Times are tough, and if you had bad credit when you got your mortgage, you might still have bad credit and be unable to refinance. However, if your mortgage is causing you some hardship and you are in danger of defaulting, contact your mortgage lender about a loan modification.

Check out Making Home Affordable

If your mortgage payment (including principal, interest, taxes, insurance, and HOA dues if applicable) exceeds 31% of your gross monthly income, you may qualify. The HAMP Web page gives a lot more details. You'll also need to know if your bad credit mortgage lender is participating in HAMP. You can find that out HERE.

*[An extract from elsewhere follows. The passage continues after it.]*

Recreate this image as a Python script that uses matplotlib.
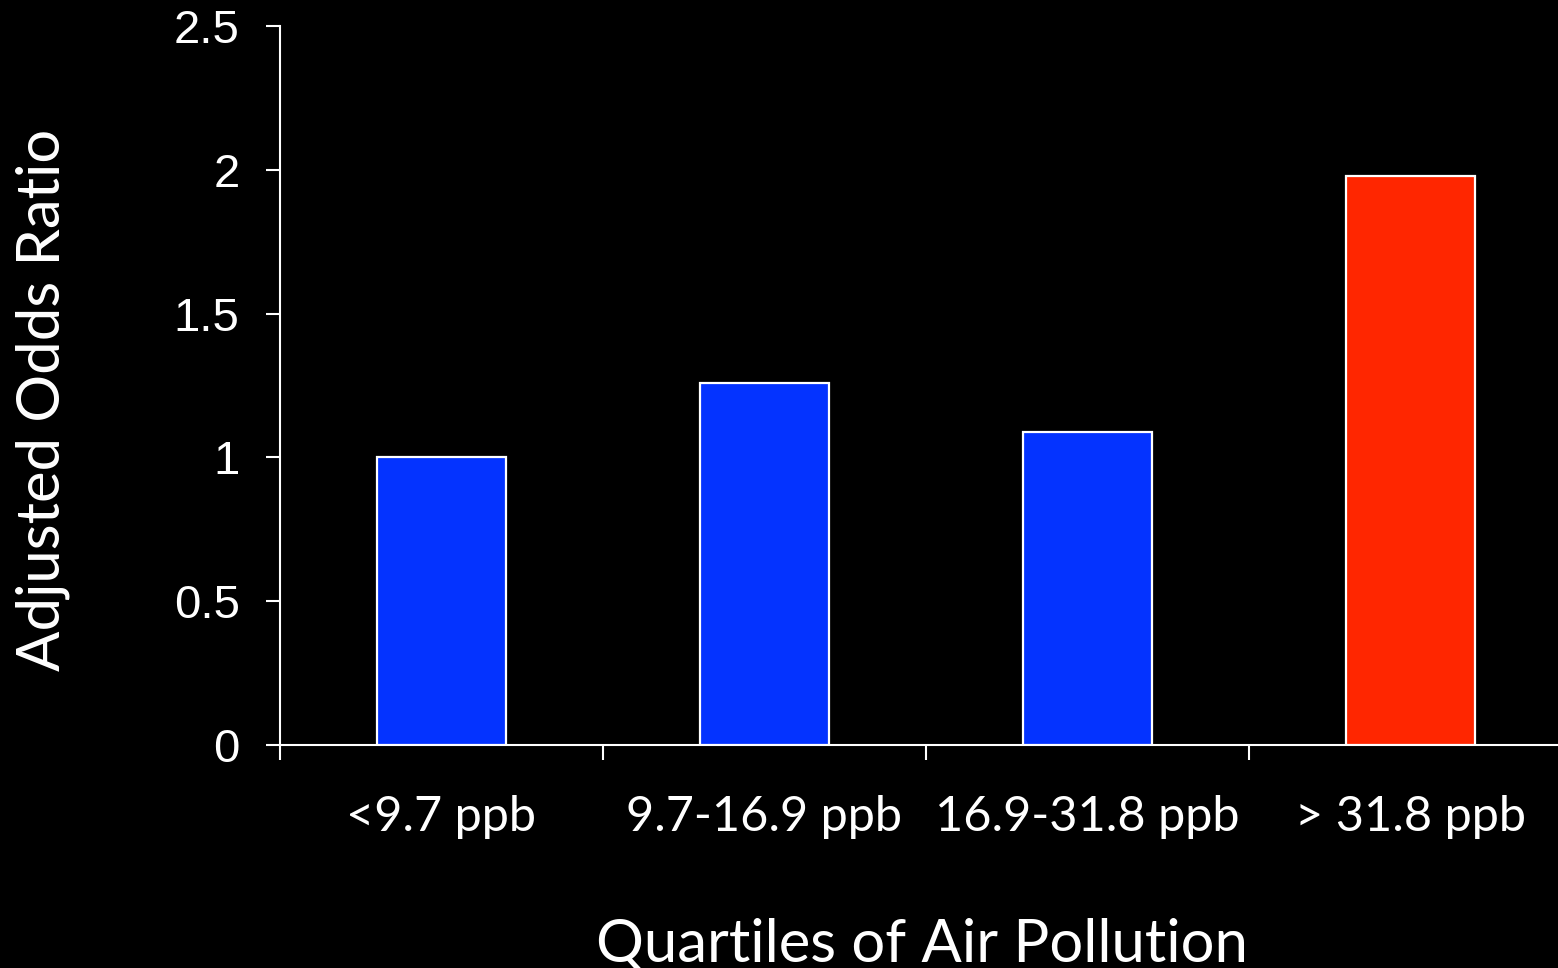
import matplotlib
matplotlib.use("Agg")
import matplotlib.pyplot as plt
import numpy as np

categories = ["<9.7 ppb", "9.7-16.9 ppb", "16.9-31.8 ppb", "> 31.8 ppb"]
odds_ratio = [1.0, 1.26, 1.09, 1.98]
bar_colors = ["#0433FF", "#0433FF", "#0433FF", "#FF2600"]
y_ticks = [0, 0.5, 1, 1.5, 2, 2.5]
y_tick_labels = ["0", "0.5", "1", "1.5", "2", "2.5"]

W, H = 1558, 968
fig = plt.figure(figsize=(W / 100, H / 100), dpi=100, facecolor="black")
left, right, bottom, top = 280, 1572, 745, 26
ax = fig.add_axes([left / W, (H - bottom) / H, (right - left) / W, (bottom - top) / H])
ax.set_facecolor("black")

x = np.arange(len(categories))
ax.bar(x, odds_ratio, width=0.4, color=bar_colors, edgecolor="white", linewidth=1.6, zorder=3)

ax.set_xlim(-0.5, len(categories) - 0.5)
ax.set_ylim(0, 2.5)

for s in ["top", "right"]:
    ax.spines[s].set_visible(False)
for s in ["left", "bottom"]:
    ax.spines[s].set_color("white")
    ax.spines[s].set_linewidth(1.5)

ax.set_yticks(y_ticks)
ax.set_yticklabels(y_tick_labels, fontfamily="Liberation Sans", fontsize=34, color="white")
ax.tick_params(axis="y", direction="out", length=10, width=1.5, color="white", pad=19)

ax.set_xticks(x)
ax.set_xticklabels(categories, fontfamily="Lato", fontsize=35, color="white")
ax.tick_params(axis="x", which="major", length=0, pad=36)
ax.set_xticks(np.arange(-0.5, len(categories), 1.0), minor=True)
ax.tick_params(axis="x", which="minor", direction="out", length=11, width=1.5, color="white")

fig.text(43 / W, 1 - 400 / H, "Adjusted Odds Ratio", rotation=90, ha="center", va="center",
         fontfamily="Lato", fontsize=43, color="white")
fig.text(922 / W, 1 - 944 / H, "Quartiles of Air Pollution", ha="center", va="center",
         fontfamily="Lato", fontsize=43, color="white")

fig.savefig("out.png", dpi=100, facecolor="black")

Even if your lender is not a HAMP participant, or you don't meet the program guidelines, you may be able to score a loan mod anyway. Better for the lender to modify your mortgage than to see the income stream dry up.

Lender May Meet You HAFA Way

An alternative to a HAMP modification is the new HAFA (Home Affordable Foreclosure Alternative) short sale program, which rolls out in April. That provides a formalized and streamlined procedure and timeline for short sales and takes the uncertainty out of the process. Should you wish to sell your property, you'll know up front what price the lender is willing to accept and your buyer can have a lot more confidence that the deal will go through.

Finally, try an FHA or bad credit mortgage lender. You have nothing to lose by filling out the form on this site, and you may find a company willing to get you a better interest rate than you have now.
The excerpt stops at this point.